INSTRUCTIONS FOR THE TASK - Below is a listing. Gather each line of it that contains "Give".

============================================================

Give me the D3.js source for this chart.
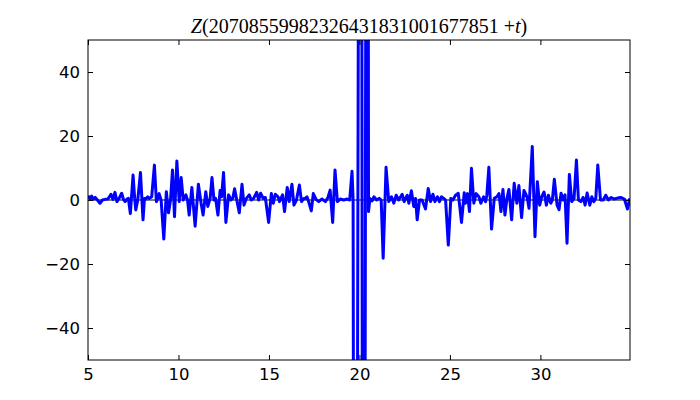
<!DOCTYPE html>
<html>
<head>
<meta charset="utf-8">
<title>Z(t) plot</title>
<script src="https://cdn.jsdelivr.net/npm/d3@7"></script>
<style>
  body { margin: 0; background: #fff; }
  .tick text { font-family: "DejaVu Sans", sans-serif; font-size: 16.5px; fill: #000; }
  .tick line { stroke: #000; }
  #title { font-family: "Liberation Serif", serif; font-size: 20px; }
</style>
</head>
<body>
<div id="chart"></div>
<script>
// t offsets and Z values (values beyond +-50 run off the plot)
var tVals = [5.00, 5.06, 5.13, 5.20, 5.30, 5.40, 5.52, 5.66, 5.80, 5.94, 6.10, 6.27, 6.38, 6.49, 6.60, 6.72, 6.86, 6.96, 7.05, 7.15,
  7.23, 7.34, 7.49, 7.58, 7.64, 7.75, 7.90, 8.04, 8.12, 8.19, 8.30, 8.38, 8.52, 8.67, 8.78, 8.86, 8.93, 9.04, 9.19, 9.33,
  9.45, 9.56, 9.67, 9.78, 9.91, 10.04, 10.15, 10.26, 10.41, 10.50, 10.59, 10.74, 10.92, 11.10, 11.25, 11.36, 11.51, 11.62, 11.75, 11.85,
  11.96, 12.05, 12.18, 12.30, 12.38, 12.49, 12.62, 12.77, 12.90, 13.00, 13.10, 13.22, 13.36, 13.51, 13.62, 13.75, 13.91, 14.02, 14.15, 14.32,
  14.43, 14.54, 14.68, 14.80, 14.98, 15.13, 15.24, 15.35, 15.50, 15.58, 15.75, 15.86, 16.01, 16.12, 16.27, 16.38, 16.52, 16.68, 16.80, 16.93,
  17.01, 17.10, 17.19, 17.34, 17.45, 17.60, 17.75, 17.93, 18.12, 18.26, 18.38, 18.52, 18.65, 18.78, 18.94, 19.13, 19.32, 19.46, 19.59, 19.65,
  19.76, 20.07, 20.22, 20.44, 20.50, 20.58, 20.70, 20.80, 20.95, 21.10, 21.20, 21.31, 21.47, 21.62, 21.77, 21.90, 22.03, 22.17, 22.36, 22.47,
  22.64, 22.73, 22.87, 23.00, 23.10, 23.19, 23.32, 23.46, 23.65, 23.80, 23.93, 24.06, 24.17, 24.31, 24.42, 24.53, 24.66, 24.76, 24.91, 25.05,
  25.16, 25.31, 25.46, 25.64, 25.79, 25.86, 25.97, 26.08, 26.19, 26.32, 26.45, 26.60, 26.71, 26.86, 26.97, 27.04, 27.15, 27.30, 27.45, 27.60,
  27.71, 27.82, 27.93, 28.04, 28.15, 28.26, 28.41, 28.55, 28.70, 28.81, 28.96, 29.09, 29.18, 29.28, 29.37, 29.55, 29.70, 29.83, 29.96, 30.07,
  30.20, 30.33, 30.44, 30.57, 30.66, 30.77, 30.92, 31.03, 31.14, 31.25, 31.36, 31.47, 31.60, 31.73, 31.86, 31.99, 32.10, 32.23, 32.36, 32.47,
  32.58, 32.73, 32.84, 32.95, 33.06, 33.17, 33.32, 33.47, 33.61, 33.76, 33.91, 34.07, 34.26, 34.44, 34.64, 34.81, 34.94]
var zVals = [0.8, 1.0, 0.2, 1.2, 0.3, 0.8, 0.0, -1.0, 0.0, 0.2, 0.3, 1.8, 0.2, 2.4, -0.5, 0.5, 2.1, 0.2, -0.5, 0.3,
  0.5, -4.2, 7.8, 0.5, -3.1, 0.0, 8.6, -6.2, 0.5, 0.3, 1.0, 0.5, 1.0, 10.9, -0.5, 0.5, 2.0, 0.0, -12.2, 2.6,
  -4.0, 0.0, 9.4, -5.2, 12.2, -0.5, 7.0, 0.0, 1.6, 0.0, -4.7, 3.9, -8.2, 4.9, -1.0, -4.7, 2.6, -2.0, 0.5, 7.0,
  0.0, 0.5, -4.7, 3.0, 1.0, 8.6, -7.0, 1.6, 0.0, 0.5, 3.5, 0.0, -4.0, 4.9, -1.6, 0.5, 1.6, 0.0, 0.5, 2.4,
  0.0, 2.1, 0.5, 0.8, -7.0, 2.0, -1.0, 1.8, 1.0, -0.5, 1.6, -3.6, 3.9, -0.5, 4.9, -1.6, 0.0, 4.7, -0.5, 0.5,
  0.5, 1.0, -0.5, -3.4, 2.0, 0.2, -0.5, 0.3, -0.5, 0.8, 3.1, -7.0, 9.4, -0.5, 0.3, 0.0, 0.3, 0.0, 9.0, 0.0,
  -400, 400, -400, 400, -3.6, 0.5, -0.3, 1.0, 0.0, 0.5, 0.0, -18.2, 10.2, -0.5, 1.0, -1.0, 1.5, 0.0, 1.8, -0.5,
  1.5, -1.0, 2.9, -2.0, 0.5, -6.2, 0.0, 0.0, -2.8, 3.6, -0.5, 1.8, -0.5, 1.0, -0.5, 1.0, 0.5, 0.0, -14.1, 0.5,
  0.0, 1.5, 2.1, -7.0, 2.3, -1.0, 2.0, -3.6, 9.9, -1.0, 2.0, 1.0, -1.0, 1.0, -0.5, 1.5, 10.2, -9.1, 0.5, 1.0,
  2.0, -3.6, 3.3, -4.7, 0.5, 3.3, -6.2, 5.2, -1.0, 4.5, -5.5, 3.0, 2.0, 0.5, -2.6, 16.7, -11.5, 5.7, -1.6, 1.0,
  2.5, -1.6, 1.5, -1.0, 0.0, 6.5, -1.6, -3.0, 2.1, 0.0, 1.6, -13.5, 8.0, -0.5, 0.5, 12.5, 0.0, -0.5, 0.8, -1.6,
  2.2, -1.6, 1.0, -0.5, 0.5, 10.9, 0.0, 0.0, 1.5, 0.0, 0.8, 0.3, 0.6, 0.8, 0.3, -2.8, 0.5]
var xTicks = [5, 10, 15, 20, 25, 30]
var yTicks = [-40, -20, 0, 20, 40]
var titleBase = "20708559982326431831001677851"

var width = 700, height = 400
var margin = {top: 40, right: 70, bottom: 40, left: 88}
var w = width - margin.left - margin.right
var h = height - margin.top - margin.bottom

var data = tVals.map(function(t, i) { return {t: t, z: zVals[i]} })

var svg = d3.select("#chart").append("svg").attr("width", width).attr("height", height)
var g = svg.append("g").attr("transform", "translate(" + margin.left + "," + margin.top + ")")

var x = d3.scaleLinear().domain([5, 34.95]).range([0, w])
var y = d3.scaleLinear().domain([-50, 50]).range([h, 0])

g.append("clipPath").attr("id", "clip")
  .append("rect").attr("width", w).attr("height", h)

var plot = g.append("g").attr("clip-path", "url(#clip)")

// thin zero line under the curve
plot.append("line")
  .attr("x1", 0).attr("x2", w)
  .attr("y1", y(0)).attr("y2", y(0))
  .attr("stroke", "#000").attr("stroke-width", 1)

var line = d3.line()
  .x(function(d) { return x(d.t) })
  .y(function(d) { return y(d.z) })

plot.append("path")
  .datum(data)
  .attr("d", line)
  .attr("fill", "none")
  .attr("stroke", "#0000ff")
  .attr("stroke-width", 3)
  .attr("stroke-linejoin", "round")

// axes, ticks pointing inward on all four sides
g.append("g").attr("transform", "translate(0," + h + ")")
  .call(d3.axisBottom(x).tickValues(xTicks).tickSize(-5).tickPadding(8).tickFormat(d3.format("d")))
g.append("g")
  .call(d3.axisTop(x).tickValues(xTicks).tickSize(-5).tickFormat(""))
g.append("g")
  .call(d3.axisLeft(y).tickValues(yTicks).tickSize(-5).tickPadding(8).tickFormat(function(d) { return d < 0 ? "\u2212" + Math.abs(d) : d }))
g.append("g").attr("transform", "translate(" + w + ",0)")
  .call(d3.axisRight(y).tickValues(yTicks).tickSize(-5).tickFormat(""))

g.selectAll(".domain").remove()

g.append("rect")
  .attr("width", w).attr("height", h)
  .attr("fill", "none").attr("stroke", "#000").attr("stroke-width", 1)

var title = svg.append("text").attr("id", "title")
  .attr("x", margin.left + w / 2).attr("y", 33)
  .attr("text-anchor", "middle")
title.append("tspan").attr("font-style", "italic").text("Z")
title.append("tspan").text("(" + titleBase)
title.append("tspan").text(" +")
title.append("tspan").attr("font-style", "italic").text("t")
title.append("tspan").text(")")
</script>
</body>
</html>
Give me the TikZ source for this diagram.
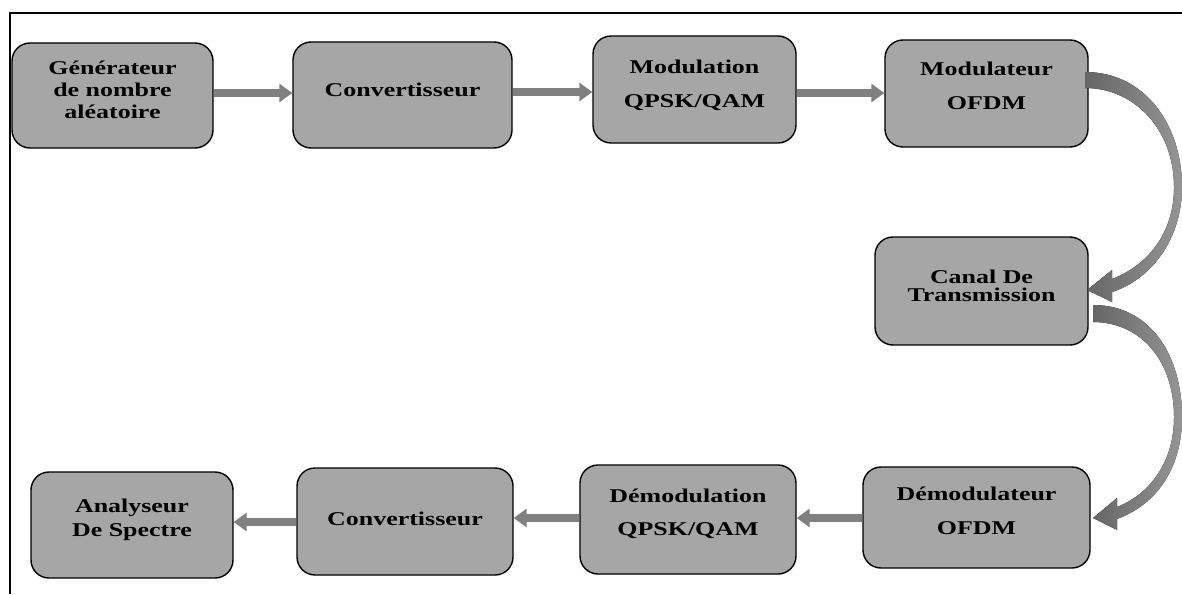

============================================================

THE RESULT -
Give me the D3.js source for this chart.
Give me the TikZ source for this diagram.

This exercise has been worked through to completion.